Awesome presents, for me.  Alexe appreciates what I do for her and us with my tools, but she doesn't get all that excited about them.

So we had to race home, making it by 1, and I fed and dropped the kids in their beds for nap time, and got going on Alexe-things.

Cake:  Every year Alexe gets a home made cake, and I've been adding layers over the past few years.  This year we were looking at six.  It started with homemade applesauce, something I've been doing with a bushel of apples we bought that lost their crunch last week.

Mix, stir, measure, and there's a pile of goop.  Too much for the mixer to handle, so finished by hand.



Bake, cool, whip cream with cinnamon, confectioner sugar, and vanilla paste, assemble, sprinkle with confectioner sugar.  It turned out nicely.



The birthday girl.



There she is.



At 2:30 Jackie, the same lovely lady who took the girl's to the birthday party on Sunday, had both kids over to her house for a play date.  In that time I was able to get dinner completed, and pick up the house, do the laundry, etc.  These are not things I often do, and though my girl loves wrapped boxes, me doing these things makes her smile more.

Dinner was a beef stew.  I like throwing these together, as long as there's time to get them going early enough so they can simmer for many hours.  They're even better if you age them a day or two.



We had dinner, presents, and cake on the porch.  

The cake, unfortunately, after being cut and having time for the cream to warm up, lost its structural integrity.  Some for the chickens, plenty left for us. 



My tractor.  On, after the closing tomorrow at 2, our land.

The nice gentleman who sold me the tractor was in a rush, so I had to move everything I bought off his property yesterday.  Once again Jackie took a child for me, Caspian heading over to play with Leah while the two older girls were at school.

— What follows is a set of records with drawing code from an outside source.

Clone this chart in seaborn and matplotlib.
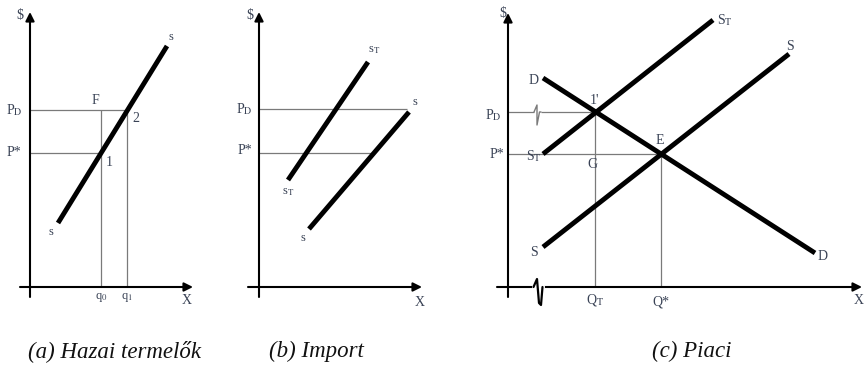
import numpy as np
import pandas as pd
import matplotlib
matplotlib.use("Agg")
import matplotlib.pyplot as plt
import seaborn as sns

sns.set_theme(style="white")
plt.rcParams["font.family"] = ["Liberation Serif", "DejaVu Serif"]
plt.rcParams["mathtext.fontset"] = "stix"

# ---------------- data (economic units) ----------------
# Panel (a) domestic producers
a_supply_x = [2.8, 13.7]
a_supply_y = [6.4, 24.1]
a_PD, a_Pstar = 17.7, 13.4
a_q0, a_q1 = 7.1, 9.7

# Panel (b) import
b_sT_x = [2.9, 10.9]
b_sT_y = [10.7, 22.5]
b_s_x = [5.0, 15.0]
b_s_y = [5.8, 17.5]
b_PD, b_Pstar = 17.8, 13.4
b_PD_end, b_Pstar_end = 14.8, 11.4

# Panel (c) market
c_D_x = [3.5, 30.7]
c_D_y = [20.9, 3.4]
c_ST_x = [3.5, 20.5]
c_ST_y = [13.3, 26.7]
c_S_x = [3.5, 28.1]
c_S_y = [4.0, 23.3]
c_PD, c_Pstar = 17.5, 13.3
c_QT, c_Qstar = 8.7, 15.3

captions = ["(a) Hazai termelők", "(b) Import", "(c) Piaci"]

W, H = 864, 365
fig = plt.figure(figsize=(W / 100, H / 100), dpi=100)
fig.patch.set_facecolor("white")

LAB = "#3a4356"
GUIDE = "#7a7a7a"
THICK = 3.5


def make_ax(ox, oy, x0, x1, y0, y1):
    ax = fig.add_axes([x0 / W, (H - y1) / H, (x1 - x0) / W, (y1 - y0) / H])
    ax.set_xlim((x0 - ox) / 10, (x1 - ox) / 10)
    ax.set_ylim((oy - y1) / 10, (oy - y0) / 10)
    ax.axis("off")
    return ax


def axes_arrows(ax, xmin, xmax, ymin, ymax):
    ap = dict(arrowstyle="-|>", lw=1.5, color="black", mutation_scale=13,
              shrinkA=0, shrinkB=0)
    ax.annotate("", xy=(xmax, 0), xytext=(xmin, 0), arrowprops=ap)
    ax.annotate("", xy=(0, ymax), xytext=(0, ymin), arrowprops=ap)


def thick(ax, xs, ys):
    df = pd.DataFrame({"x": xs, "y": ys})
    sns.lineplot(data=df, x="x", y="y", ax=ax, color="black", lw=THICK,
                 solid_capstyle="butt", sort=False)
    ax.axis("off")


def lab(ax, x, y, s, size=10, color=LAB, ha="center", va="center", **kw):
    ax.text(x, y, s, fontsize=size, color=color, ha=ha, va=va, **kw)


# ---------------- panel (a) ----------------
axa = make_ax(30, 287, 0, 215, 0, 315)
axes_arrows(axa, -1.0, 16.3, -1.0, 27.5)
axa.hlines(a_PD, 0, a_q1, color=GUIDE, lw=0.9)
axa.hlines(a_Pstar, 0, a_q0, color=GUIDE, lw=0.9)
axa.vlines(a_q0, 0, a_PD, color=GUIDE, lw=0.9)
axa.vlines(a_q1, 0, a_PD, color=GUIDE, lw=0.9)
thick(axa, a_supply_x, a_supply_y)
lab(axa, -1.0, 27.1, r"\$", size=10)
lab(axa, -1.6, a_PD, r"P$_{\mathrm{D}}$", size=10)
lab(axa, -1.6, a_Pstar, r"P*", size=10)
lab(axa, 6.5, 18.7, "F", size=10)
lab(axa, 10.6, 16.9, "2", size=10)
lab(axa, 7.9, 12.5, "1", size=10)
lab(axa, 14.1, 25.0, "s", size=9)
lab(axa, 2.1, 5.5, "s", size=9)
lab(axa, a_q0, -1.0, r"q$_0$", size=9)
lab(axa, a_q1, -1.0, r"q$_1$", size=9)
lab(axa, 15.7, -1.3, "X", size=10)

# ---------------- panel (b) ----------------
axb = make_ax(259, 287, 220, 440, 0, 315)
axes_arrows(axb, -1.1, 16.3, -1.0, 27.5)
axb.hlines(b_PD, 0, b_PD_end, color=GUIDE, lw=0.9)
axb.hlines(b_Pstar, 0, b_Pstar_end, color=GUIDE, lw=0.9)
thick(axb, b_sT_x, b_sT_y)
thick(axb, b_s_x, b_s_y)
lab(axb, -0.9, 27.2, r"\$", size=10)
lab(axb, -1.5, b_PD, r"P$_{\mathrm{D}}$", size=10)
lab(axb, -1.4, b_Pstar + 0.2, r"P*", size=10)
lab(axb, 11.5, 23.7, r"s$_{\mathrm{T}}$", size=9)
lab(axb, 2.9, 9.5, r"s$_{\mathrm{T}}$", size=9)
lab(axb, 15.6, 18.5, "s", size=9)
lab(axb, 4.4, 4.9, "s", size=9)
lab(axb, 16.1, -1.5, "X", size=10)

# ---------------- panel (c) ----------------
axc = make_ax(508, 287, 470, 864, 0, 315)
axes_arrows(axc, -1.1, 35.4, -1.0, 27.4)
axc.hlines(c_PD, 0, 2.6, color=GUIDE, lw=0.9)
axc.hlines(c_PD, 3.3, c_QT, color=GUIDE, lw=0.9)
brk_x = [2.6, 2.9, 2.9, 3.15, 3.3]
brk_y = [17.5, 18.2, 16.2, 17.5, 17.5]
axc.plot(brk_x, brk_y, color=GUIDE, lw=1.0)
axc.hlines(c_Pstar, 0, c_Qstar, color=GUIDE, lw=0.9)
axc.vlines(c_QT, 0, c_PD, color=GUIDE, lw=0.9)
axc.vlines(c_Qstar, 0, c_Pstar, color=GUIDE, lw=0.9)
# axis break on quantity axis
axc.plot([2.55, 3.45], [0.0, 0.0], color="white", lw=3, zorder=3)
axc.plot([2.55, 2.9, 3.1, 3.3, 3.45],
         [0.0, 0.8, -1.6, -1.8, 0.0], color="black", lw=1.6, zorder=4)
thick(axc, c_D_x, c_D_y)
thick(axc, c_ST_x, c_ST_y)
thick(axc, c_S_x, c_S_y)
lab(axc, -0.5, 27.4, r"\$", size=10)
lab(axc, -1.5, c_PD - 0.3, r"P$_{\mathrm{D}}$", size=10)
lab(axc, -1.1, c_Pstar, r"P*", size=10)
lab(axc, 2.6, 20.7, "D", size=10)
lab(axc, 31.5, 3.0, "D", size=10)
lab(axc, 21.7, 26.7, r"S$_{\mathrm{T}}$", size=10)
lab(axc, 2.6, 13.1, r"S$_{\mathrm{T}}$", size=10)
lab(axc, 28.2, 24.0, "S", size=10)
lab(axc, 2.6, 3.5, "S", size=10)
lab(axc, 8.6, 18.7, "1'", size=10)
lab(axc, 15.2, 14.7, "E", size=10)
lab(axc, 8.4, 12.2, "G", size=10)
lab(axc, c_QT, -1.3, r"Q$_{\mathrm{T}}$", size=10)
lab(axc, c_Qstar, -1.5, r"Q*", size=10)
lab(axc, 35.1, -1.3, "X", size=10)

# ---------------- captions ----------------
cap_x = [115, 316, 692]
for cx, c in zip(cap_x, captions):
    fig.text(cx / W, 1 - 351 / H, c, fontsize=16.5, style="italic",
             ha="center", va="center", color="#111111",
             family=["Liberation Serif", "DejaVu Serif"])

fig.savefig("out.png", dpi=100, facecolor="white")
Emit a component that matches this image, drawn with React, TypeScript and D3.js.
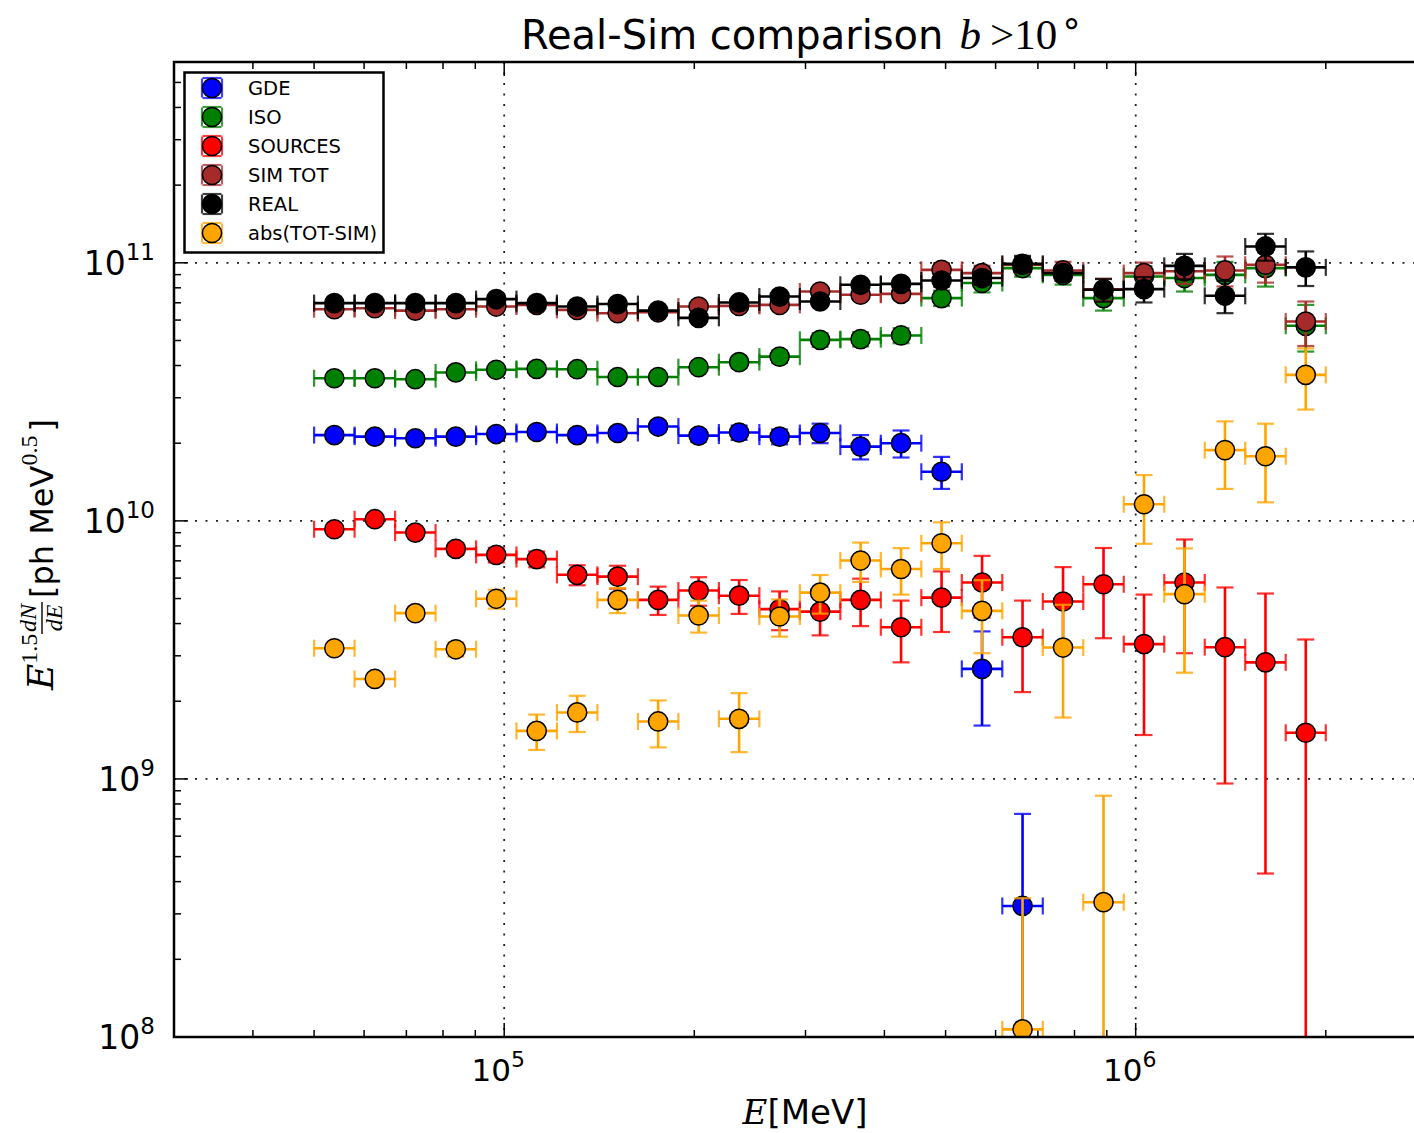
import React from "react";
import * as d3 from "d3";

// Energy bin edges [MeV]: 25 logarithmic bins between 50 GeV and 2 TeV
const BIN_EDGES = [
  50000, 57955, 67177, 77866, 90255, 104563, 121200, 140478, 162824, 188727,
  218752, 253550, 293887, 340641, 394833, 457643, 530447, 614834, 712645,
  826014, 957420, 1109730, 1286270, 1490900, 1728070, 2000000,
];

// E^1.5 dN/dE [ph MeV^0.5] per bin, with symmetric 1-sigma errors
const GDE_FLUX = [
  2.15e10, 2.12e10, 2.09e10, 2.12e10, 2.17e10, 2.21e10, 2.15e10, 2.19e10,
  2.32e10, 2.14e10, 2.2e10, 2.12e10, 2.19e10, 1.94e10, 2.0e10, 1.55e10,
  2.67e9, 3.22e8,
];
const GDE_ERR = [
  0.9e9, 0.9e9, 0.9e9, 0.9e9, 1.0e9, 1.0e9, 1.0e9, 1.0e9, 1.1e9, 1.1e9,
  1.4e9, 1.4e9, 1.9e9, 2.1e9, 2.4e9, 2.2e9, 1.06e9, 4.1e8,
];

const ISO_FLUX = [
  3.57e10, 3.57e10, 3.54e10, 3.76e10, 3.85e10, 3.88e10, 3.87e10, 3.61e10,
  3.61e10, 3.94e10, 4.12e10, 4.33e10, 5.03e10, 5.06e10, 5.23e10, 7.3e10,
  8.35e10, 9.54e10, 8.98e10, 7.3e10, 8.85e10, 8.73e10, 8.98e10, 9.54e10,
  5.7e10,
];
const ISO_ERR = [
  0.7e9, 0.7e9, 0.7e9, 0.8e9, 0.8e9, 0.9e9, 0.9e9, 0.9e9, 1.0e9, 1.1e9,
  2.0e9, 2.4e9, 3.0e9, 3.2e9, 3.5e9, 5.0e9, 6.7e9, 7.0e9, 7.5e9, 7.7e9,
  8.5e9, 9.9e9, 1.1e10, 1.45e10, 1.17e10,
];

const SOURCES_FLUX = [
  9.28e9, 1.015e10, 9.01e9, 7.79e9, 7.38e9, 7.11e9, 6.18e9, 6.08e9, 4.94e9,
  5.37e9, 5.13e9, 4.55e9, 4.45e9, 4.94e9, 3.87e9, 5.04e9, 5.77e9, 3.54e9,
  4.87e9, 5.68e9, 3.33e9, 5.77e9, 3.24e9, 2.83e9, 1.51e9,
];
const SOURCES_ERR = [
  0.3e9, 0.33e9, 0.33e9, 0.4e9, 0.48e9, 0.5e9, 0.55e9, 0.62e9, 0.62e9,
  0.68e9, 0.77e9, 0.78e9, 0.85e9, 1.03e9, 1.04e9, 1.33e9, 1.55e9, 1.37e9,
  1.75e9, 2.17e9, 1.85e9, 2.7e9, 2.28e9, 2.4e9, 1.96e9,
];

const SIMTOT_FLUX = [
  6.61e10, 6.67e10, 6.53e10, 6.61e10, 6.77e10, 6.87e10, 6.57e10, 6.38e10,
  6.43e10, 6.77e10, 6.81e10, 6.87e10, 7.74e10, 7.52e10, 7.58e10, 9.39e10,
  9.12e10, 9.83e10, 9.34e10, 7.9e10, 9.12e10, 9.28e10, 9.34e10, 9.83e10,
  5.92e10,
];
const SIMTOT_ERR = [
  1.3e9, 1.3e9, 1.3e9, 1.3e9, 1.4e9, 1.4e9, 1.4e9, 1.4e9, 1.5e9, 1.6e9,
  2.0e9, 2.4e9, 3.0e9, 3.3e9, 3.6e9, 5.8e9, 6.2e9, 7.0e9, 7.5e9, 7.8e9,
  9.0e9, 1.0e10, 1.24e10, 1.45e10, 1.16e10,
];

const REAL_FLUX = [
  6.98e10, 6.98e10, 6.98e10, 6.98e10, 7.23e10, 6.98e10, 6.77e10, 6.92e10,
  6.53e10, 6.12e10, 7.02e10, 7.4e10, 7.08e10, 8.22e10, 8.29e10, 8.54e10,
  8.73e10, 9.91e10, 9.12e10, 7.86e10, 7.91e10, 9.73e10, 7.45e10, 1.157e11,
  9.6e10,
];
const REAL_ERR = [
  1.5e9, 1.5e9, 1.5e9, 1.6e9, 1.7e9, 1.7e9, 1.8e9, 1.9e9, 2.0e9, 2.1e9,
  2.5e9, 2.8e9, 3.0e9, 3.5e9, 3.8e9, 4.5e9, 5.0e9, 7.3e9, 6.0e9, 7.9e9,
  8.9e9, 1.1e10, 1.07e10, 1.38e10, 1.47e10,
];

const DIFF_FLUX = [
  3.21e9, 2.44e9, 4.39e9, 3.18e9, 4.99e9, 1.535e9, 1.81e9, 4.94e9, 1.67e9,
  4.3e9, 1.71e9, 4.26e9, 5.27e9, 7.02e9, 6.51e9, 8.19e9, 4.48e9, 1.07e8,
  3.23e9, 3.33e8, 1.16e10, 5.2e9, 1.88e10, 1.78e10, 3.68e10,
];
const DIFF_ERR = [
  0.15e9, 0.12e9, 0.22e9, 0.2e9, 0.42e9, 0.24e9, 0.29e9, 0.55e9, 0.345e9,
  0.61e9, 0.44e9, 0.7e9, 0.9e9, 1.22e9, 1.33e9, 1.68e9, 1.41e9, 2.38e8,
  1.5e9, 5.28e8, 3.45e9, 2.62e9, 5.5e9, 6.0e9, 9.8e9,
];

const SERIES_NAMES = ["GDE", "ISO", "SOURCES", "SIM TOT", "REAL", "abs(TOT-SIM)"];
const SERIES_COLORS = ["#0000ff", "#008000", "#ff0000", "#a52a2a", "#000000", "#ffa500"];
const SERIES_VALUES = [GDE_FLUX, ISO_FLUX, SOURCES_FLUX, SIMTOT_FLUX, REAL_FLUX, DIFF_FLUX];
const SERIES_ERRORS = [GDE_ERR, ISO_ERR, SOURCES_ERR, SIMTOT_ERR, REAL_ERR, DIFF_ERR];

const X_MAJOR = [1e5, 1e6];
const X_MAJOR_EXP = ["5", "6"];
const Y_MAJOR = [1e8, 1e9, 1e10, 1e11];
const Y_MAJOR_EXP = ["8", "9", "10", "11"];

export default function App() {
  const W = 1414;
  const H = 1133;
  const L = 174;
  const T = 62;
  const R = 1437;
  const B = 1037;
  const x = d3.scaleLog().domain([3e4, 3e6]).range([L, R]);
  const y = d3.scaleLog().domain([1e8, 6e11]).range([B, T]);
  const CAP = 8.5;
  const MARK_R = 9.6;

  const series = SERIES_NAMES.map((name, k) => ({
    name,
    color: SERIES_COLORS[k],
    values: SERIES_VALUES[k],
    errors: SERIES_ERRORS[k],
  }));

  const yMinor: number[] = [];
  for (let e = 8; e <= 11; e++) {
    for (let m = 2; m <= 9; m++) {
      const v = m * Math.pow(10, e);
      if (v < 6e11) yMinor.push(v);
    }
  }
  const xMinor: number[] = [];
  for (let e = 4; e <= 6; e++) {
    for (let m = 2; m <= 9; m++) {
      const v = m * Math.pow(10, e);
      if (v > 3e4 && v < 3e6) xMinor.push(v);
    }
  }

  const tickStroke = { stroke: "#000", strokeWidth: 1.5 };
  const gridStyle = { stroke: "#222", strokeWidth: 1.8, strokeDasharray: "2,8.5" };

  return (
    <svg
      width={W}
      height={H}
      style={{ position: "absolute", left: 0, top: 0, background: "#fff" }}
      xmlns="http://www.w3.org/2000/svg"
    >
      <defs>
        <clipPath id="plot-area">
          <rect x={L} y={T} width={R - L} height={B - T} />
        </clipPath>
      </defs>
      <rect x={0} y={0} width={W} height={H} fill="#fff" />

      {/* grid */}
      {X_MAJOR.map((v) => (
        <line key={"gx" + v} x1={x(v)} x2={x(v)} y1={T} y2={B} {...gridStyle} />
      ))}
      {Y_MAJOR.slice(1).map((v) => (
        <line key={"gy" + v} x1={L} x2={R} y1={y(v)} y2={y(v)} {...gridStyle} />
      ))}

      {/* ticks (inside, on left / bottom / top) */}
      {Y_MAJOR.map((v) => (
        <line key={"ty" + v} x1={L} x2={L + 14} y1={y(v)} y2={y(v)} {...tickStroke} />
      ))}
      {yMinor.map((v) => (
        <line key={"tym" + v} x1={L} x2={L + 7} y1={y(v)} y2={y(v)} {...tickStroke} />
      ))}
      {X_MAJOR.map((v) => (
        <g key={"tx" + v}>
          <line x1={x(v)} x2={x(v)} y1={B} y2={B - 14} {...tickStroke} />
          <line x1={x(v)} x2={x(v)} y1={T} y2={T + 14} {...tickStroke} />
        </g>
      ))}
      {xMinor.map((v) => (
        <g key={"txm" + v}>
          <line x1={x(v)} x2={x(v)} y1={B} y2={B - 7} {...tickStroke} />
          <line x1={x(v)} x2={x(v)} y1={T} y2={T + 7} {...tickStroke} />
        </g>
      ))}

      {/* data */}
      <g clipPath="url(#plot-area)">
        {series.map((s) => (
          <g key={s.name}>
            {s.values.map((v, i) => {
              const lo = BIN_EDGES[i];
              const hi = BIN_EDGES[i + 1];
              const cx = x(Math.sqrt(lo * hi));
              const cy = y(v);
              const err = s.errors[i];
              const yTop = y(v + err);
              const lowOk = v - err > 0;
              const yBot = lowOk ? y(v - err) : B + 40;
              return (
                <g key={i}>
                  <line x1={x(lo)} x2={x(hi)} y1={cy} y2={cy} stroke={s.color} strokeWidth={2.6} />
                  <line x1={cx} x2={cx} y1={yTop} y2={yBot} stroke={s.color} strokeWidth={2.6} />
                  <g stroke={s.color} strokeWidth={2.2} opacity={0.8}>
                    <line x1={x(lo)} x2={x(lo)} y1={cy - CAP} y2={cy + CAP} />
                    <line x1={x(hi)} x2={x(hi)} y1={cy - CAP} y2={cy + CAP} />
                    <line x1={cx - CAP} x2={cx + CAP} y1={yTop} y2={yTop} />
                    {lowOk && <line x1={cx - CAP} x2={cx + CAP} y1={yBot} y2={yBot} />}
                  </g>
                  <circle cx={cx} cy={cy} r={MARK_R} fill={s.color} stroke="#000" strokeWidth={1.5} />
                </g>
              );
            })}
          </g>
        ))}
      </g>

      {/* axes frame */}
      <rect x={L} y={T} width={R - L} height={B - T} fill="none" stroke="#000" strokeWidth={2.5} />

      {/* tick labels */}
      {Y_MAJOR.map((v, k) => (
        <text
          key={"ly" + v}
          x={155}
          y={y(v) + 12}
          textAnchor="end"
          fontFamily="DejaVu Sans"
          fontSize={33}
          fill="#000"
        >
          10
          <tspan dy={-15} fontSize={23}>
            {Y_MAJOR_EXP[k]}
          </tspan>
        </text>
      ))}
      {X_MAJOR.map((v, k) => (
        <text
          key={"lx" + v}
          x={x(v) - 6}
          y={1081}
          textAnchor="middle"
          fontFamily="DejaVu Sans"
          fontSize={31}
          fill="#000"
        >
          10
          <tspan dy={-14} fontSize={22}>
            {X_MAJOR_EXP[k]}
          </tspan>
        </text>
      ))}

      {/* title */}
      <text x={521} y={49} fontFamily="DejaVu Sans" fontSize={40} fill="#000">
        Real-Sim comparison
        <tspan dx={16} fontFamily="Liberation Serif" fontStyle="italic" fontSize={43}>
          b
        </tspan>
        <tspan dx={9} fontFamily="Liberation Serif" fontSize={43}>
          &gt;10
        </tspan>
        <tspan dx={3} dy={-14} fontFamily="DejaVu Sans" fontSize={36}>
          ∘
        </tspan>
      </text>

      {/* x axis label */}
      <text x={805} y={1124} textAnchor="middle" fill="#000">
        <tspan fontFamily="DejaVu Serif" fontStyle="italic" fontSize={34}>
          E
        </tspan>
        <tspan fontFamily="DejaVu Sans" fontSize={34}>
          [MeV]
        </tspan>
      </text>

      {/* y axis label, rotated */}
      <g transform="translate(53,550) rotate(-90)" fill="#000">
        <text x={-140} y={0}>
          <tspan fontFamily="DejaVu Serif" fontStyle="italic" fontSize={36}>
            E
          </tspan>
          <tspan dy={-16} fontFamily="Liberation Serif" fontSize={24}>
            1.5
          </tspan>
        </text>
        <text x={-68} y={-17} textAnchor="middle" fontFamily="Liberation Serif" fontStyle="italic" fontSize={24}>
          dN
        </text>
        <line x1={-84} x2={-52} y1={-11} y2={-11} stroke="#000" strokeWidth={1.4} />
        <text x={-68} y={9} textAnchor="middle" fontFamily="Liberation Serif" fontStyle="italic" fontSize={24}>
          dE
        </text>
        <text x={-48} y={0}>
          <tspan fontFamily="DejaVu Sans" fontSize={32}>
            [ph MeV
          </tspan>
          <tspan dy={-16} fontFamily="Liberation Serif" fontSize={24}>
            0.5
          </tspan>
          <tspan dx={4} dy={16} fontFamily="DejaVu Sans" fontSize={32}>
            ]
          </tspan>
        </text>
      </g>

      {/* legend */}
      <rect x={184.5} y={72.5} width={199} height={180} fill="#fff" stroke="#000" strokeWidth={2.5} />
      {series.map((s, k) => {
        const cy = 88 + 29 * k;
        const cx = 212;
        return (
          <g key={"leg" + s.name}>
            <g stroke={s.color} strokeWidth={2.2} opacity={0.75}>
              <line x1={cx - 10} x2={cx - 10} y1={cy - 9.5} y2={cy + 9.5} />
              <line x1={cx + 10} x2={cx + 10} y1={cy - 9.5} y2={cy + 9.5} />
              <line x1={cx - 9.5} x2={cx + 9.5} y1={cy - 10} y2={cy - 10} />
              <line x1={cx - 9.5} x2={cx + 9.5} y1={cy + 10} y2={cy + 10} />
            </g>
            <circle cx={cx} cy={cy} r={MARK_R} fill={s.color} stroke="#000" strokeWidth={1.5} />
            <text x={248} y={cy + 7} fontFamily="DejaVu Sans" fontSize={19.5} fill="#000">
              {s.name}
            </text>
          </g>
        );
      })}
    </svg>
  );
}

With two trailers, using the tractor to load them both, then loading the tractor and driving to our farm, unloading the tractor to unload the rest of the equipment, then loading the tractor up again and heading back to use it to load more heavy stuff, rinse repeat, I was at this until 4:30, after starting at 8. On the first trip the tractor had to squeeze onto the trailer behind the bush hog, leaving the weight too far behind the axles.  After almost getting thrown off the road when the trailer started weaving at 27 mph, I drove the 15 miles into town at under 20 mph. Things went more smoothly after learning that lesson.

Jackie picked Annaliese up from school, and then kept both our kids, along with her two, all day.

We had her and the girls over for a pizza dinner.  A paltry thank you, but having these kind of friends: one of the many reasons we've decided we love living in a small town.



Today we turned Alexe's produce run into a family trip, sans Annaliese, who was at school.  Caspian ate three bananas, after two large breakfasts, and then had lunch at 11:20.  



The last night of soccer.  Caspian, and the team he barely made an effort to play with.  He sure loved the snacks after each game though.



Annaliese got it this year.  The games weren't very well organized, but in between the chaos she got a few great break aways, a couple goals, and lots of high fives.



Tomorrow we close on the new land, and we have a couple coming to see our blue house in the afternoon.  Wouldn't that be perfect.